Sample data as a tab
We added Sample data tab directly to the table form so it is easier to preview table sample rows. This information is stored only in Desktop memory and is not saved in the repository or shared with other users.
Re-run profiling
Now you can re-run profiling for the same set of tables, columns and settings of profiling scope with one button.
Running profiling from command line
You can also re-run profiling using command line which means you can schedule profiling operation.
Other improvements
- You can now also profile saved SQL Queries
- Profiling skips empty tables
Dataedo Portal
This section lists changes in Dataedo Portal, formerly known as Dataedo Web Catalog).
Preview pane
Dataedo 23.2 Portal has a convenient preview pane, that presents basic information about selected object, in the example below a column in the table, without the need for opening of a new page. Click arrow next to the name to go to the object page.
History of changes in Portal
Since 10.2 and 10.3 we are saving changes to descriptions, titles and custom fields, both from Desktop and Portal. There is also an option to view this history for each field in Desktop. Now, we added this capability to Portal.
Customization
From now on, you can customize the following elements of Dataedo Portal :
- Logo
- Login page background
- Login page additional information box
- Portal name
- Home page additional information box
To customize portal, log in as an admin, go to System Settings > Customization.
Search redesigned
New search is faster and groups different types of objects in separate tabs.
Open in Desktop
In 23.1 we added in Dataedo Desktop an "Open in Web" button, that allows you to quickly open the same page in Dataedo Portal (formerly Dataedo Web). Now, we added a similar button in Portal that allows you to open the same object in Dataedo Desktop - "Open in Desktop".
Business Glossary types configuration
Now, you can add/edit glossary entry types directly in the Portal.
Improved code diff
In schema change tracking report we improved:
- Before and after code are aligned to the same lines
- Marking removed and new fragments in red/green
Dataedo Desktop
This section lists changes in Dataedo Desktop.
New navigation and double click
In 23.2 Desktop got a complete overhaul of the navigation. The repository explorer now has two layers. Items got grouped into categories what makes it easier to navigate.
Now, you have to double click on the object to open it.
Breadcrumbs, history and Back button
A long awaited new feature - option to go back to the last visited object. We have made a full package - Windows-like breadcrumbs (that in next version will allow copy and paste), back button and history of viewed objects.
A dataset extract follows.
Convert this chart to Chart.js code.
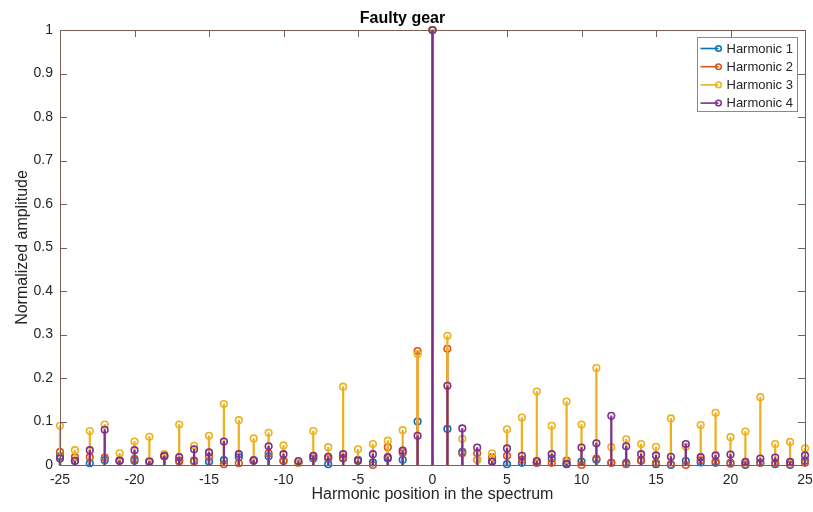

You can navigate repository in the breadcrumb:
Browser-like stacked history:
Full history (for current session):
Secure repository connection
To make it more secure to host Dataedo Portal and repository in the cloud Desktop now allows you to connect to the repository over SSH tunnel.
Before you upgrade
Before you upgrade consider the following:
- Upgrade requirements - this release requires upgrade of the following:
- Repository
- Dataedo Portal (formerly Web Catalog)
- Dataedo Desktop
- Check your plan - not all the features added in 23.2 are available in all the plans. Check the overview of plans and check your plan in Dataedo Account.